Company Secretarial Services   

The  Malaysian Association of Company Secretaries recommends that secretarial services to be performed for clients should be agreed in writing and we therefore set out below our understanding of the basis on which a person  acting as Company Secretary  and the respective areas of responsibility .

1.      Only a person licenced or given approval by the Companies Commission of Malaysia, or a member of a professional body of accounting or finance discipline can be appointed as a company secretary of a private limited company.

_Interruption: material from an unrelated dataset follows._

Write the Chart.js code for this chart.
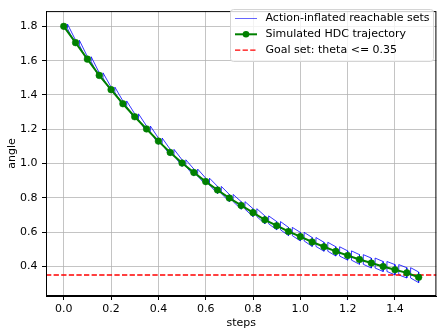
<!DOCTYPE html>
<html>
<head>
<meta charset="utf-8">
<script src="https://cdn.jsdelivr.net/npm/chart.js@4/dist/chart.umd.min.js"></script>
<style>
  html, body { margin: 0; padding: 0; background: #fff; overflow: hidden; }
  #wrap { width: 438px; height: 335px; overflow: hidden; }
  canvas { display: block; }
</style>
</head>
<body>
<div id="wrap"><canvas id="c" width="441" height="335"></canvas></div>
<script>
// ---- data ----
const steps = [0.00, 0.05, 0.10, 0.15, 0.20, 0.25, 0.30, 0.35, 0.40, 0.45,
               0.50, 0.55, 0.60, 0.65, 0.70, 0.75, 0.80, 0.85, 0.90, 0.95,
               1.00, 1.05, 1.10, 1.15, 1.20, 1.25, 1.30, 1.35, 1.40, 1.45, 1.50];
const theta = [1.800, 1.705, 1.609, 1.514, 1.431, 1.349, 1.273, 1.202, 1.131, 1.065,
               1.003, 0.948, 0.895, 0.846, 0.799, 0.756, 0.714, 0.672, 0.638, 0.604,
               0.574, 0.543, 0.515, 0.488, 0.464, 0.441, 0.420, 0.400, 0.381, 0.363, 0.337];
const reachLow  = [1.787, 1.691, 1.595, 1.499, 1.416, 1.333, 1.256, 1.185, 1.113, 1.047,
                   0.984, 0.928, 0.875, 0.825, 0.778, 0.734, 0.691, 0.649, 0.614, 0.580,
                   0.549, 0.517, 0.489, 0.461, 0.437, 0.413, 0.391, 0.371, 0.351, 0.333, 0.306];
const reachHigh = [1.813, 1.719, 1.623, 1.529, 1.446, 1.365, 1.290, 1.219, 1.149, 1.083,
                   1.022, 0.968, 0.915, 0.867, 0.820, 0.778, 0.737, 0.695, 0.662, 0.628,
                   0.599, 0.569, 0.541, 0.515, 0.491, 0.469, 0.449, 0.429, 0.411, 0.393, 0.368];
const goalTheta = 0.35;
const xTicks = [0.0, 0.2, 0.4, 0.6, 0.8, 1.0, 1.2, 1.4];
const yTicks = [0.4, 0.6, 0.8, 1.0, 1.2, 1.4, 1.6, 1.8];
const xLimits = [-0.075, 1.575];
const yLimits = [0.228, 1.889];
const legendLabels = ['Action-inflated reachable sets', 'Simulated HDC trajectory', 'Goal set: theta <= 0.35'];

// ---- styles ----
const BLUE = 'rgba(0,0,255,0.8)';
const GREEN = '#008000';
const RED = '#ff0000';
const FONT = '"DejaVu Sans", sans-serif';
const FS = 11;
const BOX_GAP = 0.016;   // visual gap between consecutive reachable-set boxes (x units)

const datasets = [];
datasets.push({
  label: legendLabels[1],
  data: steps.map((s, i) => ({x: s, y: theta[i]})),
  borderColor: GREEN, backgroundColor: GREEN, borderWidth: 2,
  pointRadius: 3.3, pointBorderWidth: 0.6, pointBackgroundColor: GREEN, pointBorderColor: GREEN,
  tension: 0, fill: false, order: 0
});
datasets.push({
  label: legendLabels[2],
  data: [{x: xLimits[0], y: goalTheta}, {x: xLimits[1], y: goalTheta}],
  borderColor: RED, borderWidth: 1.45, borderDash: [5.3, 2.3],
  pointRadius: 0, tension: 0, fill: false, order: 1
});
for (let k = 0; k < steps.length - 1; k++) {
  const x0 = steps[k] + BOX_GAP, x1 = steps[k + 1];
  datasets.push({
    label: k === 0 ? legendLabels[0] : '',
    data: [
      {x: x0, y: reachLow[k]}, {x: x0, y: reachHigh[k]},
      {x: x1, y: reachHigh[k + 1]}, {x: x1, y: reachLow[k + 1]},
      {x: x0, y: reachLow[k]}
    ],
    borderColor: BLUE, borderWidth: 1, pointRadius: 0, tension: 0, fill: false, order: 2
  });
}

const framePlugin = {
  id: 'frame',
  afterDatasetsDraw(chart) {
    const {ctx, chartArea: a} = chart;
    ctx.save();
    ctx.strokeStyle = '#000';
    ctx.lineWidth = 1;
    ctx.strokeRect(a.left + 0.5, a.top + 0.5, a.right - a.left - 1, a.bottom - a.top - 1);
    ctx.restore();
  }
};

const legendPlugin = {
  id: 'mplLegend',
  afterDraw(chart) {
    const ctx = chart.ctx;
    const bx = 230.5, by = 9.5, bw = 203, bh = 52;
    ctx.save();
    const r = 3;
    ctx.beginPath();
    ctx.moveTo(bx + r, by);
    ctx.lineTo(bx + bw - r, by); ctx.arcTo(bx + bw, by, bx + bw, by + r, r);
    ctx.lineTo(bx + bw, by + bh - r); ctx.arcTo(bx + bw, by + bh, bx + bw - r, by + bh, r);
    ctx.lineTo(bx + r, by + bh); ctx.arcTo(bx, by + bh, bx, by + bh - r, r);
    ctx.lineTo(bx, by + r); ctx.arcTo(bx, by, bx + r, by, r);
    ctx.closePath();
    ctx.fillStyle = 'rgba(255,255,255,0.8)';
    ctx.fill();
    ctx.strokeStyle = '#d4d4d4';
    ctx.lineWidth = 1;
    ctx.stroke();

    const rows = [18.5, 34.3, 50.1];
    const hx0 = 235, hx1 = 257, tx = 265.5;
    ctx.strokeStyle = 'rgba(0,0,255,0.6)'; ctx.lineWidth = 1; ctx.setLineDash([]);
    ctx.beginPath(); ctx.moveTo(hx0, rows[0]); ctx.lineTo(hx1, rows[0]); ctx.stroke();
    ctx.strokeStyle = GREEN; ctx.lineWidth = 2;
    ctx.beginPath(); ctx.moveTo(hx0, rows[1]); ctx.lineTo(hx1, rows[1]); ctx.stroke();
    ctx.fillStyle = GREEN;
    ctx.beginPath(); ctx.arc((hx0 + hx1) / 2, rows[1], 3.3, 0, Math.PI * 2); ctx.fill();
    ctx.strokeStyle = RED; ctx.lineWidth = 1.45; ctx.setLineDash([5.3, 2.3]);
    ctx.beginPath(); ctx.moveTo(hx0, rows[2]); ctx.lineTo(hx1, rows[2]); ctx.stroke();
    ctx.setLineDash([]);

    ctx.fillStyle = '#000';
    ctx.font = FS + 'px ' + FONT;
    ctx.textBaseline = 'middle';
    ctx.textAlign = 'left';
    legendLabels.forEach((t, i) => ctx.fillText(t, tx, rows[i]));
    ctx.restore();
  }
};

new Chart(document.getElementById('c'), {
  type: 'line',
  data: { datasets },
  options: {
    responsive: false,
    animation: false,
    devicePixelRatio: 1,
    events: [],
    layout: { padding: { top: 3, right: 1, left: 0, bottom: 0 } },
    plugins: { legend: { display: false }, tooltip: { enabled: false } },
    scales: {
      x: {
        type: 'linear',
        min: xLimits[0], max: xLimits[1],
        afterBuildTicks: (s) => { s.ticks = xTicks.map(v => ({value: v})); },
        afterFit: (s) => { s.height = 39; },
        grid: { color: 'rgba(176,176,176,0.75)', lineWidth: 1, tickColor: '#000', tickLength: 4, drawTicks: true },
        border: { display: true, color: '#000', width: 1 },
        ticks: { autoSkip: false, maxRotation: 0, padding: 2.7, color: '#000',
                 font: { family: FONT, size: FS }, callback: (v) => Number(v).toFixed(1) },
        title: { display: true, text: 'steps', color: '#000', font: { family: FONT, size: FS },
                 padding: { top: 0, bottom: 5.7 } }
      },
      y: {
        type: 'linear',
        min: yLimits[0], max: yLimits[1],
        afterBuildTicks: (s) => { s.ticks = yTicks.map(v => ({value: v})); },
        afterFit: (s) => { s.width = 46; },
        grid: { color: 'rgba(176,176,176,0.75)', lineWidth: 1, tickColor: '#000', tickLength: 4, drawTicks: true },
        border: { display: true, color: '#000', width: 1 },
        ticks: { autoSkip: false, padding: 4.5, color: '#000',
                 font: { family: FONT, size: FS }, callback: (v) => Number(v).toFixed(1) },
        title: { display: true, text: 'angle', color: '#000', font: { family: FONT, size: FS },
                 padding: { top: 5.4, bottom: 0 } }
      }
    }
  },
  plugins: [framePlugin, legendPlugin]
});
</script>
</body>
</html>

2.      Although a Company Secretary is defined as an OFFICER of the Company, and may be held liable for non-compliance of the Companies Act, 1965 and/or any amendments thereto, the duties and responsibilities as Company Secretary are purely procedurial, pertaining to company secretarial matters only.  It does not include the day to day management of the company.

3.      The Company Secretary shall act only upon the instructions of the director(s) as far as company secretarial matters are concerned.  Hitherto, the Company Secretary shall not be held liable for the decisions and/or actions of the Board and Management of Company.

4.      Whilst the said Company Secretary is being retained, the Company shall undertake to keep the Company Secretary indemnified out of the assets of the company/directors against any liability incurred by him in particular fines and penalties that may be imposed  by the Companies Act, 1965, where the Company Secretary has given sufficient reminders to the Directors of the company to comply to same within the prescribed time.

5.      In the event the Company Secretary discharges himself as Company Secretary of the company for whatever reason, the company shall immediately appoint a replacement and the outgoing Secretary shall not be liable nor responsible for any claims, liabilities, action or expenses of whatever nature against him.  In the event of any such claims whether arising under any Statutory provisions of the Laws of Malaysia, liabilities, action or expenses should arise or be brought up against him, the company/directors shall fully indemnify him.

6.      The  normal job functions as Company Secretary under the Companies Act, 1965 are as follows:

-          Maintaining the various Statutory Books and Records of the company such as Register of Members and Directors, etc

-          Issuing Share Certificates, Allotment and Transfer of shares etc 

      -     Issuing Notices of Meetings, convening and attending the various Statutory Meetings and recording their proceedings 

-          Preparing, authenticating and filing various resolutions, documents and returns with the Registrar of Companies.

-          Maintaining safe custody of the Common Seal of the Company.

-          Making available for inspection the Statutory Books as and when required by the shareholders of the company, during office hours.

-              Providing advice to directors on company secretarial matters, preparation of  notices, attendance list, minutes and circular resolutions for directors.  In the event   that our attendance are required at Board Meetings our attendance will attract  separate fees from our normal job functions.

7.      RETAINER FEE

Apart from the nominal fees charged for the adhoc documentation services , a monthly fee  is usually charged for retaining the company secretary.  The retainer fee shall be revised according to inflationary rates as and when necessary.